_EXERCISE PROMPT_. Return all lines that include the string "Output".

_STORED DATA_.
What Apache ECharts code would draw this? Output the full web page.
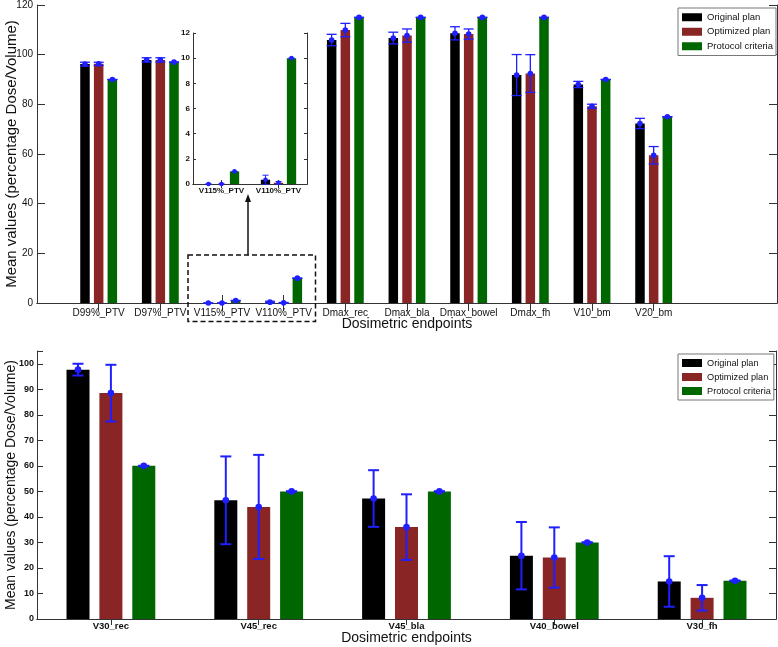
* * *
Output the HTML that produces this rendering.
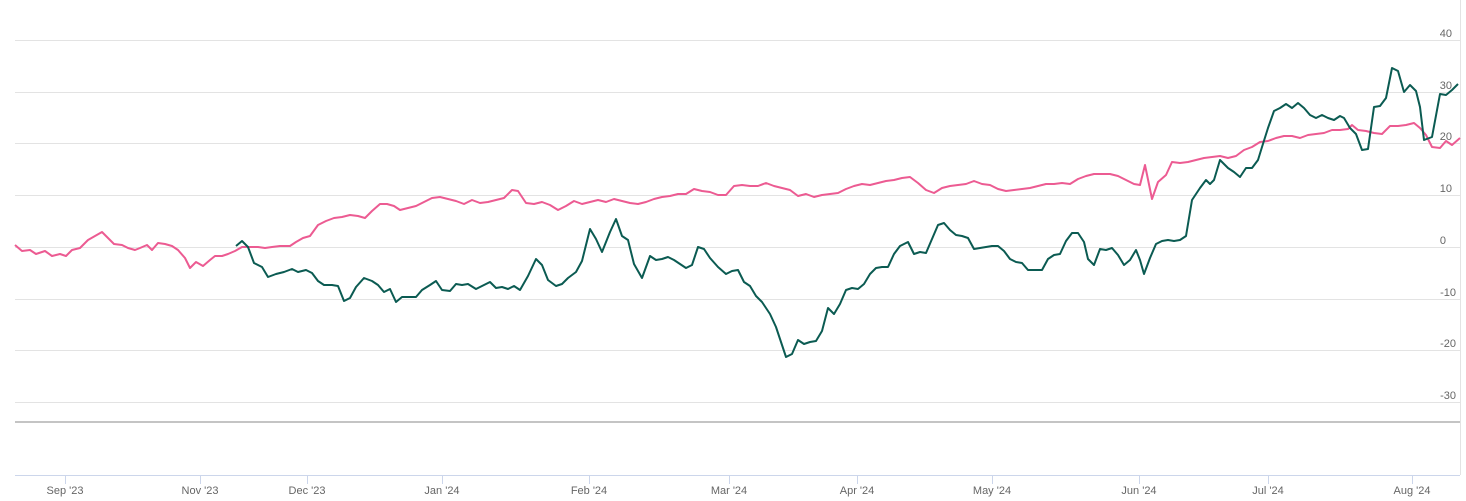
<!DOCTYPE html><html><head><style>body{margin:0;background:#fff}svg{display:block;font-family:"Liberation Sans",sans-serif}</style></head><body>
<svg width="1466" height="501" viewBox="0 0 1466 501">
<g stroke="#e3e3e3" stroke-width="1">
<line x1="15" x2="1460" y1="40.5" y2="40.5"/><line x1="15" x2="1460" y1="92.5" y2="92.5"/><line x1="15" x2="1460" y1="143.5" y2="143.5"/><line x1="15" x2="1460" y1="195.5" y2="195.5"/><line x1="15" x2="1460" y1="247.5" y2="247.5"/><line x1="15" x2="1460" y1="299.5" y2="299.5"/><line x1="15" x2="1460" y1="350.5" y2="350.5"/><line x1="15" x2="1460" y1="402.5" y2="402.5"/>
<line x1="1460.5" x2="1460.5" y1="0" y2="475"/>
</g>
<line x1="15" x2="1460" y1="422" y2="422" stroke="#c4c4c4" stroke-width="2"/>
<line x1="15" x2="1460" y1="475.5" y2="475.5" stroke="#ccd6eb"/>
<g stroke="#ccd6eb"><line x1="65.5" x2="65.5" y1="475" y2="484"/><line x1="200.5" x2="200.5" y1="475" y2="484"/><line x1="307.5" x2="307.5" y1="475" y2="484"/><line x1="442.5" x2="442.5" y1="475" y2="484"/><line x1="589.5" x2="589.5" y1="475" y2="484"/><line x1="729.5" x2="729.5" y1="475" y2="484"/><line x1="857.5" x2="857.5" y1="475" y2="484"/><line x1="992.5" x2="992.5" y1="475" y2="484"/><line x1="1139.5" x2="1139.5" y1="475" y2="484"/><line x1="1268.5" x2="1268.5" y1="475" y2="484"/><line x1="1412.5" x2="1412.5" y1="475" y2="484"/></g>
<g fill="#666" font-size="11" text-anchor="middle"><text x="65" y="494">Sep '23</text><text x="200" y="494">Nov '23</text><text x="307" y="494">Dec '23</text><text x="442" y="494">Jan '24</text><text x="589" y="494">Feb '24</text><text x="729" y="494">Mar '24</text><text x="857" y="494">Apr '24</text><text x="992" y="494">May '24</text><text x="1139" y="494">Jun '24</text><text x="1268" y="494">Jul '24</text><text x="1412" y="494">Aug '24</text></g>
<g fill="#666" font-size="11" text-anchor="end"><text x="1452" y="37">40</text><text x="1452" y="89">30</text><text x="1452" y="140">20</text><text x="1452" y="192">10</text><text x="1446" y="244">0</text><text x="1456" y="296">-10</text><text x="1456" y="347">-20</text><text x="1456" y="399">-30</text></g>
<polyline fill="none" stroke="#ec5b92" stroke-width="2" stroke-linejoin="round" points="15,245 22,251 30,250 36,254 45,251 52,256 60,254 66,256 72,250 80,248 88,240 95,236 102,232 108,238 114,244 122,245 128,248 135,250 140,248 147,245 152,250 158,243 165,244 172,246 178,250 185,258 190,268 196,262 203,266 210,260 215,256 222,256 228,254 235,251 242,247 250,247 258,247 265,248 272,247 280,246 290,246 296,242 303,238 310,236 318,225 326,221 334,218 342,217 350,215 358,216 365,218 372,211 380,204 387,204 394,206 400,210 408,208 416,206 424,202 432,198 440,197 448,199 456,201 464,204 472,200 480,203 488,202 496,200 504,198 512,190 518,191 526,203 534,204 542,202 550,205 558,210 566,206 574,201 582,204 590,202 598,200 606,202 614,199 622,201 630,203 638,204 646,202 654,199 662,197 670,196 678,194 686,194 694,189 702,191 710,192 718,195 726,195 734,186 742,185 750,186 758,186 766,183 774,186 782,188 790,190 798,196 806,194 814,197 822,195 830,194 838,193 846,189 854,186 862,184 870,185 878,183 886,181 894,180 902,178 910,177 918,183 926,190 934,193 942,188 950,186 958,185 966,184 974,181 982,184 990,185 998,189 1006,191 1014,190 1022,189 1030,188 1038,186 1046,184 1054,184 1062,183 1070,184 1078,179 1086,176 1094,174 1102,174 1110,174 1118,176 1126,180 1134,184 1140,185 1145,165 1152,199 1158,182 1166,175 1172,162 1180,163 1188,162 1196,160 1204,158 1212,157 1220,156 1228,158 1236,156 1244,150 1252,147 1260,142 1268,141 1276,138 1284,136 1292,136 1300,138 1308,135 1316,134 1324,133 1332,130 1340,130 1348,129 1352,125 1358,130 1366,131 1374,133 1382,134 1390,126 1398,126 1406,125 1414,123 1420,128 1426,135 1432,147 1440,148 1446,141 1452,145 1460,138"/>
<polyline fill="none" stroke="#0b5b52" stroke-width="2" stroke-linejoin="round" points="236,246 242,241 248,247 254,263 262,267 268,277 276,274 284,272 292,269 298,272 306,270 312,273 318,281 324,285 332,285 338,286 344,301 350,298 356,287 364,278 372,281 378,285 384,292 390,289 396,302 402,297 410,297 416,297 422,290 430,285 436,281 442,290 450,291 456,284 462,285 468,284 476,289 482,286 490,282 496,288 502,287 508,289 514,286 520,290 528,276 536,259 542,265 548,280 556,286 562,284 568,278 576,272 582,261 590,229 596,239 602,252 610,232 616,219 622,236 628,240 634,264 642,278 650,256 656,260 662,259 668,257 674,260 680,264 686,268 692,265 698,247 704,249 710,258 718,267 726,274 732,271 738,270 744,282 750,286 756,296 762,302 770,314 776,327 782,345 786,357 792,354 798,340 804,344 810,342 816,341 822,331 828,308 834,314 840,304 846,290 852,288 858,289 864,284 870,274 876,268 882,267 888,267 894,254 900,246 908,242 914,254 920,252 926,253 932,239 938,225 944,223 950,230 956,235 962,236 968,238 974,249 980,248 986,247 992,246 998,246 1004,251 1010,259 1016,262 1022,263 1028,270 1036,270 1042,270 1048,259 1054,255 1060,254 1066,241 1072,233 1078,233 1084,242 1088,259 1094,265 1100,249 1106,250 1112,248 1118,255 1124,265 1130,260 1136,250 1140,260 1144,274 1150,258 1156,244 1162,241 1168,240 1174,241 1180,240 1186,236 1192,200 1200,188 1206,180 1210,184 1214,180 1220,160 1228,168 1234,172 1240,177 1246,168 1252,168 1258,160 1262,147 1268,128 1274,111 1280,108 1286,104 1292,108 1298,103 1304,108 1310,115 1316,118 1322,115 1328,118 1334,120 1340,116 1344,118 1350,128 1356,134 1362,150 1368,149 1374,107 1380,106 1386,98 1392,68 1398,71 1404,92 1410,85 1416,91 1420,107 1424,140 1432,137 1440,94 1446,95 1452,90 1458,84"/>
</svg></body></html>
==
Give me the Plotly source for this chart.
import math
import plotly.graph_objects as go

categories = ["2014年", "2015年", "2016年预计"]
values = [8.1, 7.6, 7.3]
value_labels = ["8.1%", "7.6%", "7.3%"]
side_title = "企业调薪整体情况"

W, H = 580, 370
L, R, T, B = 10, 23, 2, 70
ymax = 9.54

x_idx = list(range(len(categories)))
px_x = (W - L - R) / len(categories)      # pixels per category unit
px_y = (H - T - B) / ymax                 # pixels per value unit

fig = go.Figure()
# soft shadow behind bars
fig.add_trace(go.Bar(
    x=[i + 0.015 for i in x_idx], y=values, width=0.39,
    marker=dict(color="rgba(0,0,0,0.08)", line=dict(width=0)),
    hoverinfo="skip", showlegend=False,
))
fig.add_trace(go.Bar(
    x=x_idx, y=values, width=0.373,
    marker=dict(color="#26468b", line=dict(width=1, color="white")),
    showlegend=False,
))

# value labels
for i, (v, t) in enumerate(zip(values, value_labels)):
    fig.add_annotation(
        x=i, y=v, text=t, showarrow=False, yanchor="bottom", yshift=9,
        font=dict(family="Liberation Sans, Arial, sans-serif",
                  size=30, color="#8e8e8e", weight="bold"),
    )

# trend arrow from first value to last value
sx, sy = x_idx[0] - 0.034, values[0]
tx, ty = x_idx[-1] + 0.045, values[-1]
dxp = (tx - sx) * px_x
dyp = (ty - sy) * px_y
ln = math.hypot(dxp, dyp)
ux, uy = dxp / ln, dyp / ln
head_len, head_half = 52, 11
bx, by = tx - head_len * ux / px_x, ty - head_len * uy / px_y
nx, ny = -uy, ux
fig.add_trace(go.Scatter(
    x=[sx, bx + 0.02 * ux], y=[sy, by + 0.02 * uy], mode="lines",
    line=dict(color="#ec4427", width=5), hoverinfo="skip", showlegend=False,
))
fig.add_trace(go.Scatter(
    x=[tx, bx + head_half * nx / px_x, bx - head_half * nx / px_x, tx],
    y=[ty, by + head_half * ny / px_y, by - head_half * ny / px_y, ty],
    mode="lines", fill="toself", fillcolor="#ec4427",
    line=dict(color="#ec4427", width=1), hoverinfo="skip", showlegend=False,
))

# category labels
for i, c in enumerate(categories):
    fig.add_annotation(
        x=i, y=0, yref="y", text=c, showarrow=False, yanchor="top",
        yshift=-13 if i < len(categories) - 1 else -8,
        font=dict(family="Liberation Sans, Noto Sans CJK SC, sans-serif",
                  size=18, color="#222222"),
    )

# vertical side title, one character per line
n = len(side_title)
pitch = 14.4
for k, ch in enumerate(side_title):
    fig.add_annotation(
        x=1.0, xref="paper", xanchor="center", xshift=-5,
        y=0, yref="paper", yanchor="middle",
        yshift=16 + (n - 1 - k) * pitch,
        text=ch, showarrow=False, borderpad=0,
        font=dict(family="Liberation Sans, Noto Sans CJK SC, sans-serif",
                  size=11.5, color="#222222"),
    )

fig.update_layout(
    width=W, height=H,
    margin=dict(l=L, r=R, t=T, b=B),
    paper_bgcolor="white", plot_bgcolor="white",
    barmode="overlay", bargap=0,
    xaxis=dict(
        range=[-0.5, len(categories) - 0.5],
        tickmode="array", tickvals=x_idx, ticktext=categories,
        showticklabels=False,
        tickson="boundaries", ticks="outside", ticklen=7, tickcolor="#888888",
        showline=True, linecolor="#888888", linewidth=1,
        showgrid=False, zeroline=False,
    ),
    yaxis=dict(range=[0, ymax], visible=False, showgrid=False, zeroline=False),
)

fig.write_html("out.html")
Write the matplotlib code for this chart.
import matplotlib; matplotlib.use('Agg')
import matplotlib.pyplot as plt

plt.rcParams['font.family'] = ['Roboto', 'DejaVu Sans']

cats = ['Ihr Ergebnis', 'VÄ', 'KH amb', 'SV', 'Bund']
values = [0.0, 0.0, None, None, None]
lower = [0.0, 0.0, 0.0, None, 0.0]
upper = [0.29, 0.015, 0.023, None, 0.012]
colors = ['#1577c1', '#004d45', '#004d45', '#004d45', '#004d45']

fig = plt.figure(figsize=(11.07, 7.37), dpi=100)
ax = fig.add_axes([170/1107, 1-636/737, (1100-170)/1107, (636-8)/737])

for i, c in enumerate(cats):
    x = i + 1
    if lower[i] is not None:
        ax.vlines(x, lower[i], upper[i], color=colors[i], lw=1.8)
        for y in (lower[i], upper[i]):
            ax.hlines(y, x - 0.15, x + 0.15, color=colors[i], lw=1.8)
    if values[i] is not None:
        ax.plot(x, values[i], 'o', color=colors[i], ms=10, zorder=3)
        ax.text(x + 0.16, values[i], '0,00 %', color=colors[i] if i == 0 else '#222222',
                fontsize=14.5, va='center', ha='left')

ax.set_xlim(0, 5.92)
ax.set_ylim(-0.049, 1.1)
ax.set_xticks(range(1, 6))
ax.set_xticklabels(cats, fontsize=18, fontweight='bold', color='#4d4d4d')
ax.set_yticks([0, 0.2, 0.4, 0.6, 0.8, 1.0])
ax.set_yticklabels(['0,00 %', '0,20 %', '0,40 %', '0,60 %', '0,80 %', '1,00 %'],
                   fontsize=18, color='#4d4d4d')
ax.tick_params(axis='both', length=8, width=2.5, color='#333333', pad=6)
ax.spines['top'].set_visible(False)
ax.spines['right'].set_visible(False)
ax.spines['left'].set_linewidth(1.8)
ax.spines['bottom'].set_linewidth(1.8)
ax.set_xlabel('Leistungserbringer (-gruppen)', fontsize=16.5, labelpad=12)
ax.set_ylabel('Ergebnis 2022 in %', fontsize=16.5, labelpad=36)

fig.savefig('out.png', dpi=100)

_ANSWER IN FULL_.
What Apache ECharts code would draw this? Output the full web page.
Output the HTML that produces this rendering.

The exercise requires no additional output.